Five years ago I walked into AA and changed my life.
Going to my first meeting was one of the most terrifying things I’ve ever done, and I remember crying much of the drive over. But by the end of the first week, I had admitted that rather than a drinking problem, I had a disease. I had gotten a gene that made me have an allergic reaction to alcohol: once I started drinking, I couldn’t stop.
It wasn’t always like that. I didn’t start drinking to oblivion until Karl got sick. An expert I know says that for many women, alcohol abuse starts with grief, and that was certainly true for me. But over the years since, even in the periods when I didn’t drink (mostly only my pregnancy), I was running away from my emotions. All of them hurt too much. It was easier to be numb, and alcohol was the fastest route.
AA forced me to confront my feelings and to take a good hard look at myself. At times, I think the AA lens is too harsh. I often found folks in AA quick to judge and even quicker with a cliche – AA is famous for that, and AA folks have no trouble admitting it. A lot of the sayings work, especially “let go, let God.” But when I was having something of a crisis one night and my sponsor said, “You’re such an alcoholic,” I felt belittled. I fired the sponsor, and cut back on meetings.
Still, I practiced the steps, attended an occasional meeting, went to Al-anon a few times. For me, the initial contact with AA, the commitment to not drink, to let go and let God was and is profound and life-changing. I have worked hard to be less judgmental, a fault I didn’t realize I had until AA. I’ve tried to listen more than I talk, to be more compassionate, to stop blaming everyone, including myself, and most importantly to be grateful continually. AA gave me a relationship with God I had never had before, and opened my eyes to the difference things that God can mean to different people.
Toward the end of last year, I wondered what it would be like to have a glass of champagne again. I told the spouse that I was considering trying some on New Year’s Eve. That night, I felt a cold coming on, and the thought of drinking was revolting. I knew then how much I had changed; 5 years ago, nothing, not even pneumonia, would have stopped me from drinking champagne on New Year’s Eve.

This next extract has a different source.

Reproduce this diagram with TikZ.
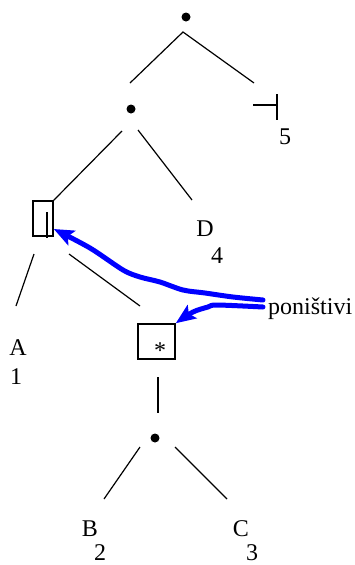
\documentclass[tikz,border=0pt]{standalone}
\usepackage{fontspec}
\setmainfont{Liberation Serif}
\usetikzlibrary{arrows.meta}
\begin{document}
\begin{tikzpicture}[x=1pt,y=-1pt,
  edge/.style={line width=1.2pt},
  dotnode/.style={circle,fill=black,inner sep=0pt,minimum size=9pt},
  lbl/.style={inner sep=0pt,font=\fontsize{24}{28}\selectfont},
  boxnode/.style={draw,line width=1.5pt,inner sep=0pt},
  undo/.style={draw=blue,line width=5pt,line cap=round,line join=round,
    -{Stealth[length=20pt,width=16pt,inset=4pt]}}]
\useasboundingbox (0,0) rectangle (355,565);

% nodes
\node[dotnode] (r) at (186,17) {};
\node[dotnode] (n1) at (131,109) {};
\node[dotnode] (n2) at (155,438) {};
\node[boxnode,minimum width=20pt,minimum height=35pt] (box1) at (43,218.5) {};
\node[boxnode,minimum width=37pt,minimum height=35pt] (box2) at (156.5,341.5) {};
\node[lbl,anchor=base] (star) at (160,358) {*};

\node[lbl] (A) at (18,348) {A};
\node[lbl] (one) at (16,377) {1};
\node[lbl] (D) at (205,228.5) {D};
\node[lbl] (four) at (217,256) {4};
\node[lbl] (five) at (285,137) {5};
\node[lbl] (B) at (90,529) {B};
\node[lbl] (two) at (100,553) {2};
\node[lbl] (C) at (241,529) {C};
\node[lbl] (three) at (252,553) {3};
\node[lbl,anchor=base west] (pon) at (268,314) {poništivi};

% coordinates of line ends
\coordinate (ra) at (183,32);
\coordinate (rl) at (130,83);
\coordinate (rr) at (254,83);
\coordinate (th) at (253,105);
\coordinate (tc) at (277,105);
\coordinate (tt) at (277,94);
\coordinate (tb) at (277,120);
\coordinate (n1l) at (122,131);
\coordinate (n1r) at (138,130);
\coordinate (n1re) at (192,200);
\coordinate (b1i) at (47,212);
\coordinate (b1ie) at (47,238);
\coordinate (b1l) at (34,254);
\coordinate (b1le) at (16,306);
\coordinate (b1r) at (69,254);
\coordinate (b1re) at (140,306);
\coordinate (b2d) at (158,377);
\coordinate (b2de) at (158,413);
\coordinate (n2l) at (140,447);
\coordinate (n2le) at (104,499);
\coordinate (n2r) at (175,447);
\coordinate (n2re) at (227,499);
\coordinate (u1s) at (263,300);
\coordinate (u2s) at (263,307);

% tree lines
\draw[edge] (rl) -- (ra) -- (rr);
\draw[edge] (th) -- (tc);
\draw[edge] (tt) -- (tb);
\draw[edge] (n1l) -- (box1.north east);
\draw[edge] (n1r) -- (n1re);
\draw[edge] (b1i) -- (b1ie);
\draw[edge] (b1l) -- (b1le);
\draw[edge] (b1r) -- (b1re);
\draw[edge] (b2d) -- (b2de);
\draw[edge] (n2l) -- (n2le);
\draw[edge] (n2r) -- (n2re);

% blue arrows
\draw[undo] plot[smooth,tension=0.5] coordinates {(u1s) (233,297) (205,293) (183,290) (160,282) (140,277) (123,270) (90,248) ([yshift=-10.5pt]box1.east)};
\draw[undo] plot[smooth,tension=0.5] coordinates {(u2s) (217,305) (208,307) (193,312) (box2.north east)};
\end{tikzpicture}
\end{document}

On my birthday, I had that glass. I knew that wine would be flowing in Italy, and I wanted to try a little in a safe environment with the spouse rather than going on a tear with the Eldest in tow. If anything bad happened, I wouldn’t drink in Italy.
It was somewhat terrifying. Was I going to be transformed into some kind of drunken monster, picking fights with Dennis and dialing unfortunate relatives to initiate long incoherent conversations? I drank the glass very slowly, then wanted more. I didn’t have any, but worried that I couldn’t really trust myself with a bottle in the house. At the same time, I didn’t have a seizure, I didn’t get drunk, I drank primarily for the taste and I stopped. It was only normal that it was going to be a fraught experience. I really didn’t know what was next.
Our second night in Italy, I shared a bottle of white wine with the Eldest. It was lovely, exactly the right thing to drink for our 2 and a half hour meal. We drank very slowly – for years, I’d wondered how people could make a bottle last so long because I could knock back a bottle in no time flat. The thought of drinking fast, and of drinking to excess, to not even taste what I was drinking, to not be conscious of the conversation, was bizarre to me.
Since coming back, I’ve bought a bottle of wine. It sat in the refrigerator for most of a week. I had small glasses with a few different dinners. I didn’t want more.
I am sure this news would cause many in AA sorrow or, as I’ve witnessed, head shaking that I am in terrible denial, that I am playing with deadly fire. Alcohol is cunning, baffling, and powerful, they always say. But that always seemed to be giving an inanimate object an awful lot of cred it didn’t really justify, at least from my p.o.v. (and not to diminish what is no doubt a powerful truth for a lot of people). I was unable to have a healthy relationship with anything for years, especially my own feelings. Over the years since AA, I’ve worked hard to learn how to have healthy relationships with other people, and myself, and my emotions. And now, I believe I’m starting to have a healthy relationship with alcohol. I don’t seek it, I’m fully aware of how toxic it can be for me, but I also feel like I don’t have to run away from it the way that I did for most of 5 years.
All or nothing has its place, but moderation is a marvelous gift. I’m deeply thankful that at least, at the moment, I seem to be learning that it is a gift I can actually partake of.
And it all started on April 4, 2005, when I walked into AA. For that, I will be eternally grateful.